DATA EXTRACT –
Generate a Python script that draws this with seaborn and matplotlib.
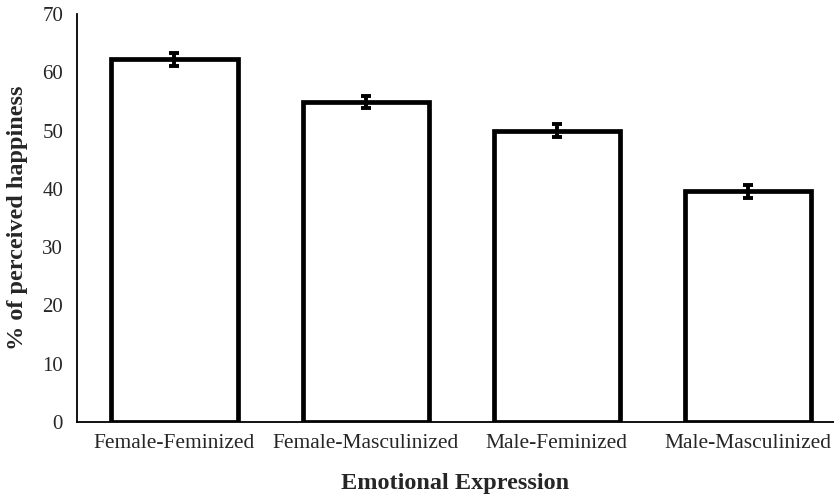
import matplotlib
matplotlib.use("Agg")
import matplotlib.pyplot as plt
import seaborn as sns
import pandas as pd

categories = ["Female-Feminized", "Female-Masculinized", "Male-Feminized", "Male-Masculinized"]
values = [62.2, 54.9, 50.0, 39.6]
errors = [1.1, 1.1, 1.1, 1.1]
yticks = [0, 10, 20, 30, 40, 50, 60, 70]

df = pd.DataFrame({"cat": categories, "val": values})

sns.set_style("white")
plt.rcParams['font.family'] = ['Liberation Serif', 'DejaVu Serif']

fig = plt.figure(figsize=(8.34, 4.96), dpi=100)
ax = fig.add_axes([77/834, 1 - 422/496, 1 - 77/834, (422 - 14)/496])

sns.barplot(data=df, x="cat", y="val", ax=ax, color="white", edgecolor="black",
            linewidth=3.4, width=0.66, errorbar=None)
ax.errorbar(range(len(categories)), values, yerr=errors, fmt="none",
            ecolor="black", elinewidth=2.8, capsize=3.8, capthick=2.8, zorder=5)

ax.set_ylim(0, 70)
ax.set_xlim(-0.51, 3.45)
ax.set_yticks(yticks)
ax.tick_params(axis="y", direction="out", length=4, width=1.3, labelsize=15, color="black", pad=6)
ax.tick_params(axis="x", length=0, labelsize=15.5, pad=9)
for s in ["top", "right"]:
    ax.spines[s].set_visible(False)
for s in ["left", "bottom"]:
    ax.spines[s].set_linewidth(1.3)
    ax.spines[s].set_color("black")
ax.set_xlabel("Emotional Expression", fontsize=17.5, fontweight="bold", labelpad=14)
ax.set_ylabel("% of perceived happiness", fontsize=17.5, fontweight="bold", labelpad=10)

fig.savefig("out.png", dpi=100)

GIVEN REQUEST –
From the first line above down to the line with "import pandas as pd", reproduce every line and no others, omitting pictures.

ANSWER –
Generate a Python script that draws this with seaborn and matplotlib.
import matplotlib
matplotlib.use("Agg")
import matplotlib.pyplot as plt
import seaborn as sns
import pandas as pd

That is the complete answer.